This method invokes the search() method of the Elasticsearch client with the index name. The query_args argument captures all the keyword arguments provided to the method, and then passes-them through to the es.search() method. These arguments are going to be how the caller specifies what to search for.



## Match Queries
The Elasticsearch Query DSL offers many different ways to query an index. Looking through the sub-sections in the documentation you will familiarize with the different types of queries that are possible. The very common task of searching text is covered in the Full-Text queries section.

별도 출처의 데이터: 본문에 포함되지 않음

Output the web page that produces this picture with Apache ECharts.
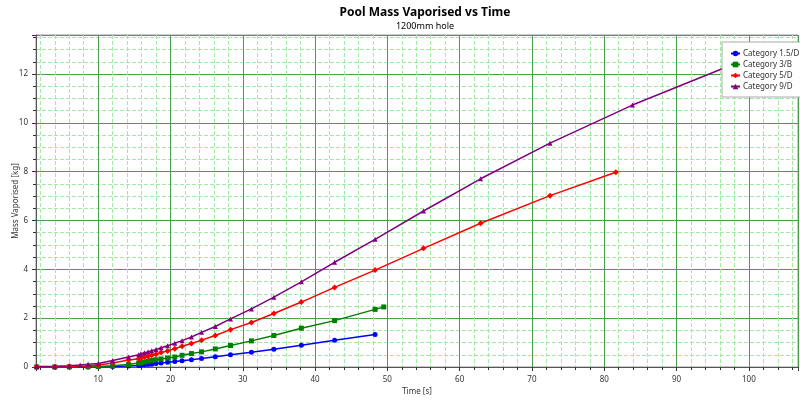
<!DOCTYPE html>
<html>
<head>
<meta charset="utf-8">
<script src="https://cdn.jsdelivr.net/npm/echarts@6/dist/echarts.min.js"></script>
<style>
  html, body { margin: 0; padding: 0; background: #fff; }
  #chart { width: 800px; height: 401px; }
</style>
</head>
<body>
<div id="chart"></div>
<script>
// time [s] and mass vaporised [kg]
const seriesNames = ['Category 1.5/D', 'Category 3/B', 'Category 5/D', 'Category 9/D'];

const blueT = [1.5, 4, 6, 8.6, 10, 12, 14.2, 15.6, 15.9, 16.4, 16.9, 17.4, 18.0, 18.7, 19.6, 20.6, 21.6, 22.9, 24.3, 26.2, 28.3, 31.2, 34.3, 38.1, 42.7, 48.3];
const blueM = [0, 0, 0, 0.005, 0.01, 0.02, 0.04, 0.06, 0.07, 0.09, 0.10, 0.11, 0.14, 0.16, 0.19, 0.23, 0.26, 0.30, 0.35, 0.42, 0.50, 0.60, 0.73, 0.89, 1.10, 1.33];

const greenT = [1.5, 4, 6, 8.6, 10, 12, 14.2, 15.6, 15.9, 16.4, 16.9, 17.4, 18.0, 18.7, 19.6, 20.6, 21.6, 22.9, 24.3, 26.2, 28.3, 31.2, 34.3, 38.1, 42.7, 48.3, 49.5];
const greenM = [0, 0, 0.005, 0.01, 0.02, 0.05, 0.10, 0.16, 0.18, 0.21, 0.24, 0.27, 0.30, 0.33, 0.37, 0.41, 0.48, 0.55, 0.62, 0.74, 0.88, 1.07, 1.29, 1.59, 1.90, 2.36, 2.46];

const redT = [1.5, 4, 6, 8.6, 10, 12, 14.2, 15.6, 15.9, 16.4, 16.9, 17.4, 18.0, 18.7, 19.6, 20.6, 21.6, 22.9, 24.3, 26.2, 28.3, 31.2, 34.3, 38.1, 42.7, 48.3, 55.0, 62.9, 72.5, 81.6];
const redM = [0.01, 0.01, 0.02, 0.04, 0.08, 0.16, 0.29, 0.34, 0.37, 0.41, 0.44, 0.48, 0.52, 0.59, 0.66, 0.75, 0.85, 0.96, 1.10, 1.29, 1.53, 1.82, 2.19, 2.66, 3.26, 3.97, 4.86, 5.89, 7.02, 7.98];

const purpleT = [1.5, 4, 6, 7.5, 8.6, 10, 12, 14.2, 15.6, 15.9, 16.4, 16.9, 17.4, 18.0, 18.7, 19.6, 20.6, 21.6, 22.9, 24.3, 26.2, 28.3, 31.2, 34.3, 38.1, 42.7, 48.3, 55.0, 62.9, 72.5, 83.9, 97.0];
const purpleM = [0.02, 0.03, 0.05, 0.08, 0.11, 0.14, 0.27, 0.41, 0.50, 0.54, 0.58, 0.62, 0.67, 0.72, 0.79, 0.87, 0.97, 1.08, 1.23, 1.42, 1.66, 1.97, 2.38, 2.86, 3.49, 4.29, 5.23, 6.39, 7.71, 9.17, 10.73, 12.3];

const FONT = 'Noto Sans';

function pairs(t, m) {
  return t.map((v, i) => [v, m[i]]);
}

function makeSeries(name, t, m, color, symbol, size) {
  return {
    name: name,
    type: 'line',
    data: pairs(t, m),
    symbol: symbol,
    symbolSize: size,
    showAllSymbol: true,
    lineStyle: { color: color, width: 1.5 },
    itemStyle: { color: color },
    emphasis: { disabled: true }
  };
}

const chart = echarts.init(document.getElementById('chart'), null, { renderer: 'canvas' });

const option = {
  animation: false,
  backgroundColor: '#fff',
  textStyle: { fontFamily: FONT },
  title: {
    text: 'Pool Mass Vaporised vs Time',
    subtext: '1200mm hole',
    left: 420,
    textAlign: 'center',
    top: 2,
    itemGap: 3,
    textStyle: { fontFamily: FONT, fontSize: 12, fontWeight: 'bold', color: '#000' },
    subtextStyle: { fontFamily: FONT, fontSize: 9, color: '#000' }
  },
  legend: {
    orient: 'vertical',
    left: 722,
    top: 42,
    padding: [6, 2, 5, 8],
    backgroundColor: '#fff',
    borderColor: '#aaa',
    borderWidth: 1,
    borderRadius: 0,
    itemWidth: 9,
    itemHeight: 7,
    itemGap: 0,
    textStyle: { fontFamily: FONT, fontSize: 8, color: '#333', lineHeight: 11, padding: [0, 0, 0, -2] },
    data: seriesNames
  },
  grid: {
    left: 36,
    right: 2,
    top: 35,
    bottom: 34,
    containLabel: false,
    outerBoundsMode: 'none',
    show: true,
    borderColor: '#999',
    borderWidth: 1
  },
  xAxis: {
    type: 'value',
    min: 1.4,
    max: 106.8,
    minInterval: 10,
    maxInterval: 10,
    name: 'Time [s]',
    nameLocation: 'middle',
    nameGap: 21,
    nameMoveOverlap: false,
    nameTextStyle: { fontFamily: FONT, fontSize: 8, color: '#333' },
    axisLine: { show: true, lineStyle: { color: '#555', width: 1 } },
    axisTick: { show: true, length: 4, lineStyle: { color: '#333' } },
    minorTick: { show: true, splitNumber: 5, length: 3, lineStyle: { color: '#333' } },
    axisLabel: { fontFamily: FONT, fontSize: 8, color: '#333', margin: 9, showMinLabel: false, showMaxLabel: false },
    splitLine: { show: true, lineStyle: { color: '#4a9e4a', width: 1 } },
    minorSplitLine: { show: true, lineStyle: { color: '#a3e8a3', width: 1, type: [4, 2] } }
  },
  yAxis: {
    type: 'value',
    min: 0,
    max: 13.6,
    interval: 2,
    name: 'Mass Vaporised [kg]',
    nameLocation: 'middle',
    nameGap: 16,
    nameMoveOverlap: false,
    nameTextStyle: { fontFamily: FONT, fontSize: 8, color: '#333' },
    axisLine: { show: true, lineStyle: { color: '#555', width: 1 } },
    axisTick: { show: true, length: 4, lineStyle: { color: '#333' } },
    minorTick: { show: true, splitNumber: 4, length: 3, lineStyle: { color: '#333' } },
    axisLabel: { fontFamily: FONT, fontSize: 8, color: '#333', margin: 8, showMaxLabel: false },
    splitLine: { show: true, lineStyle: { color: '#4a9e4a', width: 1 } },
    minorSplitLine: { show: true, lineStyle: { color: '#a3e8a3', width: 1, type: [4, 2] } }
  },
  series: [
    makeSeries(seriesNames[0], blueT, blueM, '#0000ff', 'circle', 5),
    makeSeries(seriesNames[1], greenT, greenM, '#008000', 'rect', 5),
    makeSeries(seriesNames[2], redT, redM, '#ff0000', 'diamond', 6),
    makeSeries(seriesNames[3], purpleT, purpleM, '#800080', 'triangle', 5)
  ]
};

chart.setOption(option);
</script>
</body>
</html>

For the first search implementation, let's use the Match query. Below you can see an example that uses this query:
- https://www.elastic.co/guide/en/elasticsearch/reference/current/query-dsl.html



## QueryDSL 

쿼리절의 두 가지 유형: 
- Leaf 쿼리 절:
  - 특정 필드에서 특정 값을 찾는 쿼리 (예: match, term, range)

- Compound 쿼리 절:
  - 다른 leaf 또는 compound 쿼리를 감싸는 쿼리
  - 여러 쿼리를 논리적으로 결합하거나 (예: bool, dis_max) 동작을 변경 (예: constant_score)

쿼리 컨텍스트와 필터 컨텍스트:
- 쿼리 절은 사용되는 컨텍스트에 따라 다르게 동작합니다.
- 쿼리 컨택스트: 
  - "이 문서가 이 쿼리 절과 얼마나 잘 일치하는가?"에 대한 답을 구하는 것.
  - 특징:
    - 관련성 점수(relevance score)를 계산합니다.
    - 기본적으로 쿼리 결과를 점수에 따라 정렬합니다.
    - 전체 텍스트 검색에 주로 사용됩니다.
    - 예시: match, multi_match, query_string 쿼리 등
- 필터 컨택스트: 
  -  "이 문서가 이 쿼리 절과 일치하는가?"에 대한 예/아니오 답변을 구합니다.
  - 특징:
    - 관련성 점수를 계산하지 않습니다.
    - 결과를 캐싱할 수 있어 성능상 이점이 있습니다.
    - 정확한 값이나 범위에 대한 필터링에 주로 사용됩니다.
  - 예시: term, terms, range, exists 쿼리 등

- 사용 방법:
  - bool 쿼리 내에서 다음과 같이 사용됩니다:
  - must, should, must_not 절: 쿼리 컨텍스트
  - filter 절: 필터 컨텍스트
  - must vs filter:
    - must: 조건을 만족하면서 동시에 관련성 점수를 계산합니다.
    - filter: 조건을 만족하는지만 확인하고, 관련성 점수 계산에는 영향을 주지 않습니다.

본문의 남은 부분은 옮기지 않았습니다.